The Lalauries were long suspected of ill-treating their slaves but no one was able to prove anything. One story was that Leah, a twelve year old girl, died falling off the roof trying to escape punishment. Her crime? Pulling on a snag while combing Delphine’s hair.

In 1834, a fire broke out at the mansion. When the fire was put out, firemen found an old woman shackled to the stove in the kitchen. She confessed to setting the fire in a suicide attempt as she did not want to be punished for a ‘misdeed’. She also directed the firemen to a particular locked room within the house. Inside that room was a veritable chamber of horrors: a woman with her mouth sewn shut with human feces inside, two men forced to stand on tiptoes by a rope around their necks, a 3x3x3 box containing a woman with bones broken to fit… Today, no one knows what is true and what is exaggeration. But ultimately, Delphine Lalaurie was highly likely a serial killer with a fetish for torture. Unfortunately, she escaped to Paris and lived the rest of her days there.

John and Wayne Carter

Did you think that NOLA only had ghosts? Silly you! Of course there were (are?) vampires! In the 1930s, the Carter brothers were executed. Their crime? Serial killing with a twist: vampirism. In the early 1930s, a young girl escaped from their French Quarter apartment spilling tales of being drained of her blood. The slashes on her wrists apparently were enough to make her story worth checking out. Upon arrival, the police found over a dozen dead bodies and four people tied to chairs – all steadily bleeding into cups: the Carter brothers’ liquid dinner. The brothers were ultimately captured and eventually executed. Not long after their burial, it was discovered that their bodies were no longer in their vault. They were gone. Dun dun duuuunnnn!

Guess what? The story does not end there. In vampire lore, if you are drained seven times, that is how you become a vampire yourself. One of the women who was rescued had been drained “about that many times” (maybe she lost count?) so she reportedly checked herself into a mental institution and refused to leave (who the hell wants to be in a mental institution in the 1930s???). One of the men who was rescued had been drained 11 times. He, apparently, went on to commit 33 murders and drank his victims’ blood. Right.

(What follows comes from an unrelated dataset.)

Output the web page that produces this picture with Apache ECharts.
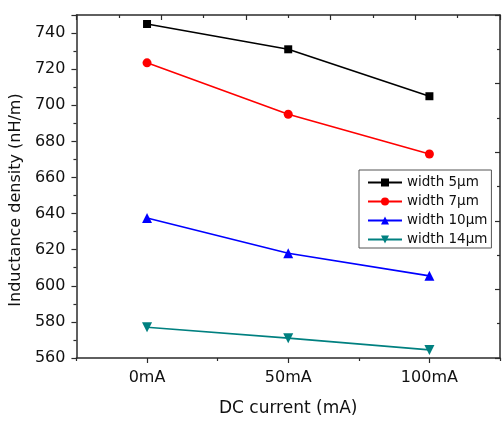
<!DOCTYPE html>
<html>
<head>
<meta charset="utf-8">
<script src="https://cdn.jsdelivr.net/npm/echarts@6/dist/echarts.min.js"></script>
<style>
  html, body { margin: 0; padding: 0; background: #fff; }
  #main { width: 504px; height: 422px; }
</style>
</head>
<body>
<div id="main"></div>
<script>
// DC current (mA) on x, inductance density (nH/m) on y
var currents = [0, 50, 100];
var w5 = [745, 731, 705];
var w7 = [723.5, 695, 673];
var w10 = [637.5, 618, 605.5];
var w14 = [577, 571, 564.5];
var seriesNames = ["width 5μm", "width 7μm", "width 10μm", "width 14μm"];
var majorX = [0, 50, 100];
var minorX = [-25, 25, 75, 125];

var chartDom = document.getElementById("main");
var myChart = echarts.init(chartDom);
var font = "DejaVu Sans, Verdana, sans-serif";
var axisColor = "#2b2b2b";

function pairs(vals) {
  return currents.map(function (c, i) { return [c, vals[i]]; });
}

function line(name, vals, color, symbol, size, rotate) {
  return {
    name: name,
    type: "line",
    data: pairs(vals),
    symbol: symbol,
    symbolSize: size,
    symbolRotate: rotate || 0,
    lineStyle: { color: color, width: 1.6 },
    itemStyle: { color: color },
    animation: false
  };
}

var option = {
  textStyle: { fontFamily: font },
  grid: { left: 75, right: 4, top: 15, bottom: 64 },
  legend: {
    orient: "vertical",
    left: 359,
    top: 170,
    padding: [5, 4, 1, 8],
    itemGap: 4,
    itemWidth: 34,
    itemHeight: 10,
    borderColor: "#555",
    borderWidth: 1,
    borderRadius: 0,
    textStyle: { fontSize: 13.5, lineHeight: 15, color: "#111", fontFamily: font },
    data: seriesNames
  },
  xAxis: [
    {
      type: "value",
      position: "bottom",
      min: -25,
      max: 125,
      name: "DC current (mA)",
      nameLocation: "middle",
      nameGap: 42,
      nameTextStyle: { fontSize: 17, color: "#111" },
      axisLine: { onZero: false, lineStyle: { color: axisColor, width: 1.5 } },
      axisTick: { customValues: majorX, length: 5, lineStyle: { color: axisColor, width: 1.2 } },
      axisLabel: {
        customValues: majorX,
        fontSize: 16,
        color: "#111",
        margin: 12,
        formatter: function (v) { return v + "mA"; }
      },
      splitLine: { show: false }
    },
    {
      type: "value",
      position: "bottom",
      min: -25,
      max: 125,
      axisLine: { show: false, onZero: false },
      axisTick: { customValues: minorX, length: 3, lineStyle: { color: axisColor, width: 1.2 } },
      axisLabel: { show: false },
      splitLine: { show: false }
    },
    {
      type: "value",
      position: "top",
      min: 0,
      max: 10,
      interval: 2,
      axisLine: { onZero: false, lineStyle: { color: axisColor, width: 1.5 } },
      axisTick: { inside: true, length: 5, lineStyle: { color: axisColor, width: 1.2 } },
      minorTick: { show: true, splitNumber: 2, length: 3, lineStyle: { color: axisColor, width: 1.2 } },
      axisLabel: { show: false },
      splitLine: { show: false }
    }
  ],
  yAxis: [
    {
      type: "value",
      position: "left",
      min: 560,
      max: 750,
      interval: 20,
      name: "Inductance density (nH/m)",
      nameLocation: "middle",
      nameGap: 52,
      nameTextStyle: { fontSize: 16, color: "#111", padding: [0, 27, 0, 0] },
      axisLine: { show: true, onZero: false, lineStyle: { color: axisColor, width: 1.5 } },
      axisTick: { show: true, length: 5, lineStyle: { color: axisColor, width: 1.2 } },
      minorTick: { show: true, splitNumber: 2, length: 3, lineStyle: { color: axisColor, width: 1.2 } },
      axisLabel: { fontSize: 16, color: "#111", margin: 11, showMaxLabel: false },
      splitLine: { show: false }
    },
    {
      type: "value",
      position: "right",
      min: 0,
      max: 10,
      interval: 2,
      axisLine: { show: true, onZero: false, lineStyle: { color: axisColor, width: 1.5 } },
      axisTick: { show: true, inside: true, length: 5, lineStyle: { color: axisColor, width: 1.2 } },
      minorTick: { show: true, splitNumber: 2, length: 3, lineStyle: { color: axisColor, width: 1.2 } },
      axisLabel: { show: false },
      splitLine: { show: false }
    }
  ],
  series: [
    line(seriesNames[0], w5, "#000000", "rect", 8),
    line(seriesNames[1], w7, "#ff0000", "circle", 9),
    line(seriesNames[2], w10, "#0000ff", "triangle", 10),
    line(seriesNames[3], w14, "#008080", "triangle", 10, 180)
  ]
};

option && myChart.setOption(option);
</script>
</body>
</html>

Do I recommend French Quarter Phantoms?

I definitely enjoyed my tour with this company. Dartanya kept our group entertained and her love of NOLA seeped into everything she said. The Ghost and Vampire tour is the one I recommend but French Quarter Phantoms’ has other tours as well. We stayed within the confines of the French Quarter and it was only about one mile of walking! Maybe there is some credence to the claim that New Orleans is the most haunted city in America if such a small area has enough stories to fill two hours!

The supernatural is very much a part of New Orleans so why not take a ghost tour? Even a skeptic like me had a great evening – true or not, at the very least, the stories were all gruesomely entertaining!

Please note, I did receive a discount on my tour; however, all opinions in this post are my own and are my honest feelings.